Prescription for electoral reforms

This has reference to Mr Hari Jaisingh’s article on poll ordinance (August 30). We shall have to bring revolutionary changes in our system. Some of these changes are as follows. At least graduation should be the minimum qualification for a candidate to contest an election. He should possess a fitness certificate from the Civil Surgeon of the area in which he resides. He should possess a character certificate issued by the District Magistrate where he had been residing for the last ten years. The candidate should be within 40-65 years and no one should be in the House beyond 70 years. He should be a nominee of a political party or alliance and there should be no independents in the elections.

All political parties and alliances should declare their ‘shadow cabinets’ before the elections. They should inform the voters about the qualifications, experience and expertise of the candidates to help people make an informed choice.

Only those candidates should be allowed to have a second term if they had functional participation in the House. People who never spoke a word in the House should not be given tickets for a second term. We should make every MLA/MP in the House to work. We can allot them work either individually or in groups and they must be directed to submit their reports within six months. These reports may be discussed and adopted, if these are beneficial for the nation as a whole.

When a vacancy occurs in the House, there should be no byelection to fill in the vacancy.
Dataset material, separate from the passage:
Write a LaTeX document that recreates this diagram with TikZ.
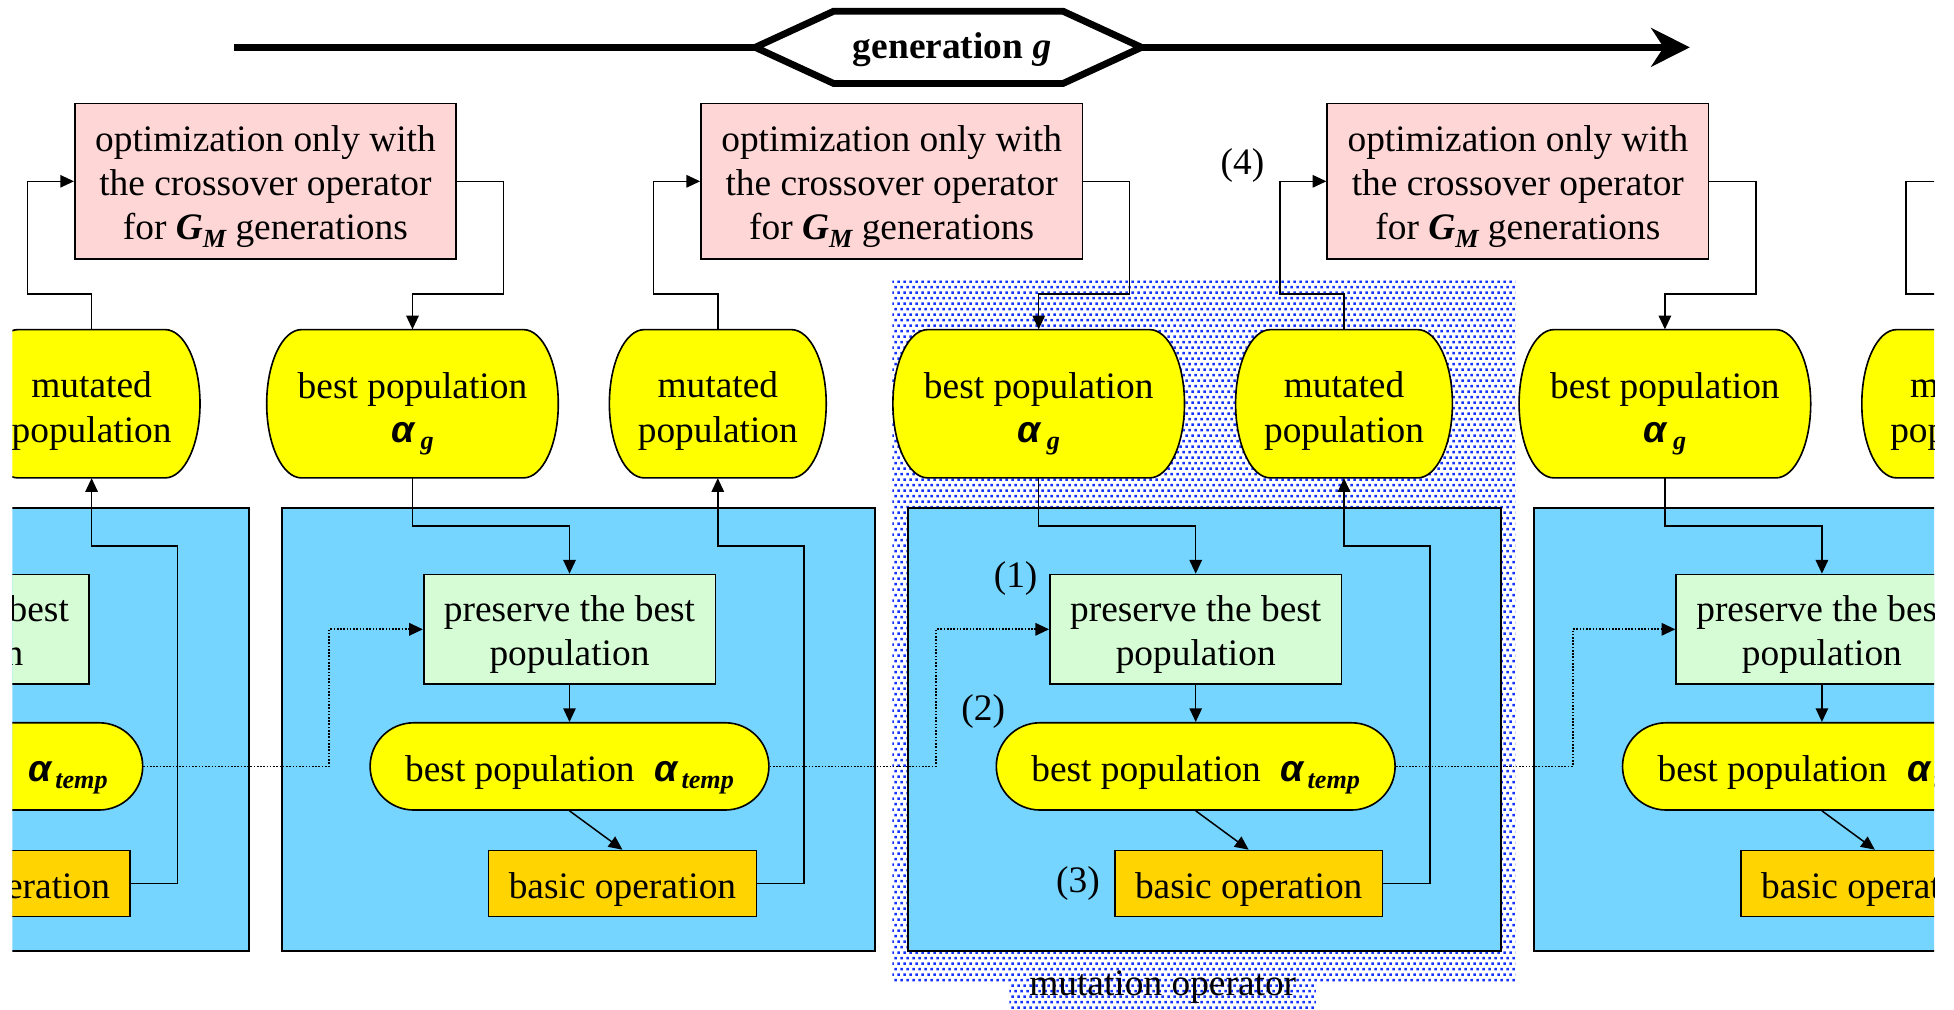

Instead, the work of that constituency should be given to the MLA/MP of the neighbouring constituency. The House/Houses should never be dissolved before their full five-year term.

We should start appointing ministers from the Opposition groups, if adequate number of experts are not elected from the ruling party.

There is a need to streamline the functioning of the houses. The Opposition should come forward with written objections for discussion in the House. Walkouts should be banned. When one member is speaking, the other should not be allowed to stand and speak. There should be clear-cut rules on their conduct and behaviour. Ours is a civilised society and our representatives must act in a civilised manner.